Key Terms Review: Network Diagrams and CPM
Flip through these cards to reinforce core concepts before moving on.
- Precedence Diagramming Method (PDM)
- A method of constructing a schedule network diagram where activities are represented by nodes and are graphically linked by one or more logical relationships (dependencies) to show the sequence in which the activities are to be performed.
- Finish-to-Start (FS) relationship
- A logical relationship in which a successor activity cannot start until a predecessor activity has finished. It is the most common dependency type in predictive schedules.
- Mandatory dependency (hard logic)
- A relationship that is legally or contractually required or inherent in the nature of the work. It cannot be changed without changing the work itself.
- Discretionary dependency (soft logic)
- A relationship that is based on best practices, preferences, or convenience. It can be changed if needed, for example to compress the schedule.

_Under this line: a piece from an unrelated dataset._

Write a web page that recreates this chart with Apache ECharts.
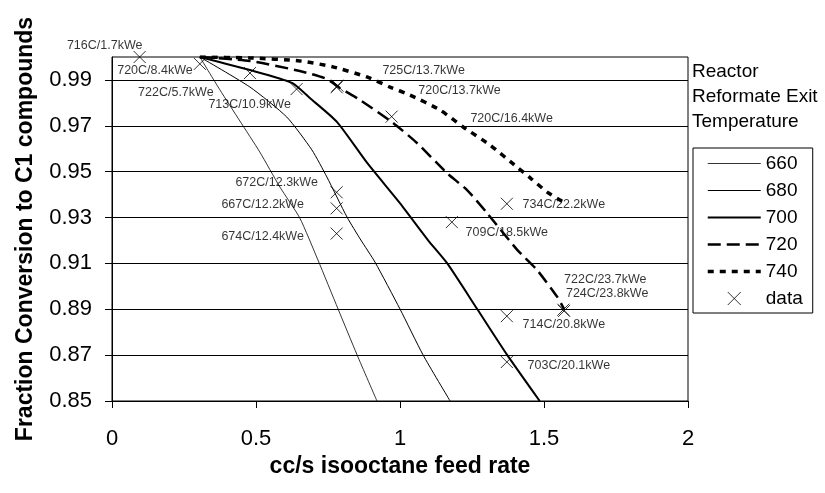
<!DOCTYPE html>
<html>
<head>
<meta charset="utf-8">
<title>Fraction conversion vs isooctane feed rate</title>
<script src="https://cdn.jsdelivr.net/npm/echarts@6/dist/echarts.min.js"></script>
<style>
  html, body { margin: 0; padding: 0; background: #fff; }
  #main { width: 825px; height: 493px; }
</style>
</head>
<body>
<div id="main"></div>
<script>
// model curves, one per reactor reformate exit temperature
var x660 = [0.305, 0.374, 0.444, 0.513, 0.583, 0.652, 0.715, 0.785, 0.851, 0.920];
var y660 = [1.000, 0.9858, 0.9721, 0.9586, 0.9433, 0.9298, 0.9115, 0.8901, 0.8701, 0.850];

var x680 = [0.305, 0.479, 0.607, 0.694, 0.746, 0.816, 0.864, 0.913, 1.000, 1.080, 1.174];
var y680 = [1.000, 0.9869, 0.9738, 0.9595, 0.9477, 0.9302, 0.9202, 0.9106, 0.8901, 0.8701, 0.850];

var x700 = [0.305, 0.479, 0.625, 0.687, 0.781, 0.886, 0.999, 1.097, 1.163, 1.268, 1.372, 1.485];
var y700 = [1.000, 0.9943, 0.9887, 0.9821, 0.9717, 0.9538, 0.9364, 0.9202, 0.9102, 0.8901, 0.8701, 0.850];

var x720 = [0.305, 0.479, 0.652, 0.746, 0.791, 0.861, 0.976, 1.059, 1.163, 1.233, 1.302, 1.407, 1.476, 1.546, 1.570];
var y720 = [1.000, 0.9983, 0.9939, 0.9904, 0.9865, 0.9813, 0.9712, 0.9625, 0.9494, 0.9420, 0.9320, 0.9159, 0.9071, 0.8954, 0.8901];

var x740 = [0.305, 0.479, 0.652, 0.767, 0.885, 0.965, 1.035, 1.139, 1.219, 1.313, 1.406, 1.452, 1.511, 1.567];
var y740 = [1.000, 0.9996, 0.9983, 0.9957, 0.9913, 0.9869, 0.9834, 0.9769, 0.9695, 0.9616, 0.9520, 0.9473, 0.9411, 0.9368];

// measured points
var markX = [0.096, 0.305, 0.479, 0.641, 0.780, 0.783, 0.971, 0.780, 0.780, 0.780, 1.180, 1.371, 1.371, 1.371, 1.567, 1.570];
var markY = [1.000, 0.997, 0.993, 0.986, 0.9868, 0.9875, 0.974, 0.941, 0.934, 0.923, 0.928, 0.936, 0.887, 0.867, 0.8898, 0.8893];
var markText = ["716C/1.7kWe", "722C/5.7kWe", "720C/8.4kWe", "713C/10.9kWe", "725C/13.7kWe", "720C/13.7kWe",
  "720C/16.4kWe", "672C/12.3kWe", "667C/12.2kWe", "674C/12.4kWe", "709C/18.5kWe", "734C/22.2kWe",
  "714C/20.8kWe", "703C/20.1kWe", "722C/23.7kWe", "724C/23.8kWe"];

var yTicks = [0.85, 0.87, 0.89, 0.91, 0.93, 0.95, 0.97, 0.99];

var font = "'Liberation Sans', Arial, sans-serif";

// where each point label sits, relative to its cross (px)
var labelShift = [[-35, -11], [-24, 29], [-95, -3], [-47, 15], [87, -17], [122, 5], [120, 2],
  [-60, -10], [-74, -4], [-74, 3], [55, 10], [57, 1], [57, 8], [62, 4], [42, -30], [43, -17]];

function pairs (xs, ys) {
  return xs.map(function (v, i) { return [v, ys[i]]; });
}

function curve (name, xs, ys, width, type) {
  return {
    name: name,
    type: "line",
    data: pairs(xs, ys),
    symbol: "circle",
    showSymbol: false,
    smooth: 0.2,
    // keep the legend to a plain line sample
    itemStyle: { color: "transparent", borderColor: "transparent", borderWidth: 0 },
    lineStyle: { color: "#000", width: width, type: type },
    z: 2
  };
}

var myChart = echarts.init(document.getElementById("main"));

var option = {
  animation: false,
  backgroundColor: "#fff",
  textStyle: { fontFamily: font, color: "#000" },
  title: {
    text: "Reactor\nReformate Exit\nTemperature",
    left: 692,
    top: 59,
    padding: 0,
    textStyle: { fontFamily: font, fontSize: 19, fontWeight: "normal", lineHeight: 25, color: "#000" }
  },
  grid: {
    left: 112,
    right: 137,
    top: 57,
    bottom: 92,
    show: true,
    borderColor: "#000",
    borderWidth: 1,
    containLabel: false
  },
  legend: {
    orient: "vertical",
    left: 693,
    top: 148,
    padding: [6, 10, 5, 13],
    itemWidth: 53,
    itemHeight: 13,
    itemGap: 8,
    borderColor: "#000",
    borderWidth: 1,
    selectedMode: false,
    lineStyle: { width: "inherit", type: "inherit" },
    itemStyle: { borderWidth: "inherit" },
    textStyle: { fontFamily: font, fontSize: 19, color: "#000" },
    data: ["660", "680", "700", "720", "740", "data"]
  },
  xAxis: {
    type: "value",
    min: 0,
    max: 2,
    interval: 0.5,
    name: "cc/s isooctane feed rate",
    nameLocation: "middle",
    nameGap: 40,
    nameTextStyle: { fontFamily: font, fontSize: 23, fontWeight: "bold", color: "#000" },
    axisLine: { show: true, onZero: false, lineStyle: { color: "#000", width: 1 } },
    axisTick: { show: true, inside: false, length: 7, lineStyle: { color: "#000" } },
    axisLabel: { fontFamily: font, fontSize: 22, color: "#000", margin: 27 },
    splitLine: { show: false }
  },
  yAxis: {
    type: "value",
    min: 0.85,
    max: 1.0,
    name: "Fraction Conversion to C1 compounds",
    nameLocation: "middle",
    nameGap: 75,
    nameTextStyle: { fontFamily: font, fontSize: 23, fontWeight: "bold", color: "#000" },
    axisLine: { show: true, onZero: false, lineStyle: { color: "#000", width: 1 } },
    axisTick: { show: true, inside: false, length: 7, customValues: yTicks, lineStyle: { color: "#000" } },
    axisLabel: {
      fontFamily: font, fontSize: 22, color: "#000", margin: 20,
      customValues: yTicks,
      formatter: function (v) { return v.toFixed(2); }
    },
    splitLine: { show: true, lineStyle: { color: "#000", width: 1 } }
  },
  series: [
    curve("660", x660, y660, 0.8, "solid"),
    curve("680", x680, y680, 1, "solid"),
    curve("700", x700, y700, 2, "solid"),
    curve("720", x720, y720, 2.5, [13, 6]),
    curve("740", x740, y740, 3.5, [6, 6]),
    {
      name: "data",
      type: "scatter",
      symbol: "path://M0,0L10,10M10,0L0,10",
      symbolSize: 12,
      itemStyle: { color: "transparent", borderColor: "#000", borderWidth: 1 },
      z: 5,
      label: {
        show: true,
        position: "inside",
        align: "center",
        verticalAlign: "middle",
        fontFamily: font,
        fontSize: 12.5,
        color: "#000",
        formatter: function (p) { return markText[p.dataIndex]; }
      },
      data: markX.map(function (v, i) {
        return { value: [v, markY[i]], label: { offset: labelShift[i] } };
      })
    }
  ]
};

myChart.setOption(option);
</script>
</body>
</html>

- Early Start (ES) and Early Finish (EF)
- ES is the earliest time an activity can start given its predecessors. EF is the earliest time it can finish, calculated as ES plus its duration.
- Late Start (LS) and Late Finish (LF)
- LS is the latest time an activity can start without delaying the project finish. LF is the latest time it can finish without delaying the project finish.
- Total float (total slack)
- The amount of time an activity can be delayed without delaying the project finish date. Calculated as LS − ES or LF − EF.
- Critical path
- The sequence of activities that represents the longest path through a project, which determines the shortest possible project duration. Activities on the critical path have zero total float.
- Lag vs Lead
- Lag is a waiting period inserted between activities (e.g., FS+3d). Lead is an overlap where a successor starts before the predecessor finishes (e.g., FS−2d).
- Fast tracking
- A schedule compression technique that involves performing activities in parallel or overlapping them that were originally planned in sequence, often increasing risk and rework.
- Crashing
- A schedule compression technique that involves adding or adjusting resources to critical path activities to shorten their durations without changing scope, usually increasing cost.
Key Terms
- lag
- A waiting period inserted between a predecessor and successor activity in a schedule network diagram.
- lead
- An overlap between activities in which a successor activity starts before the predecessor activity has finished.
- crashing
- A schedule compression technique that adds or adjusts resources to critical path activities to shorten their durations without changing project scope, usually increasing cost.
- total float
- The amount of time an activity can be delayed without delaying the project finish date, calculated as LS − ES or LF − EF.
- work package
- The work defined at the lowest level of the work breakdown structure for which cost and duration are estimated and managed.
- critical path
- The sequence of activities that represents the longest path through a project, which determines the shortest possible project duration. Activities on the critical path have zero total float.
- fast tracking
- A schedule compression technique that overlaps activities that were originally planned to be done in sequence, often increasing risk and rework.
- schedule network diagram
- A graphical representation of the logical relationships among project schedule activities, often built using the Precedence Diagramming Method.
- work breakdown structure
- A hierarchical decomposition of the total scope of work to be carried out by the project team to accomplish the project objectives and create the required deliverables.
- Precedence Diagramming Method (PDM)
- A method of constructing a schedule network diagram where activities are represented by nodes and are graphically linked by one or more logical relationships to show sequence.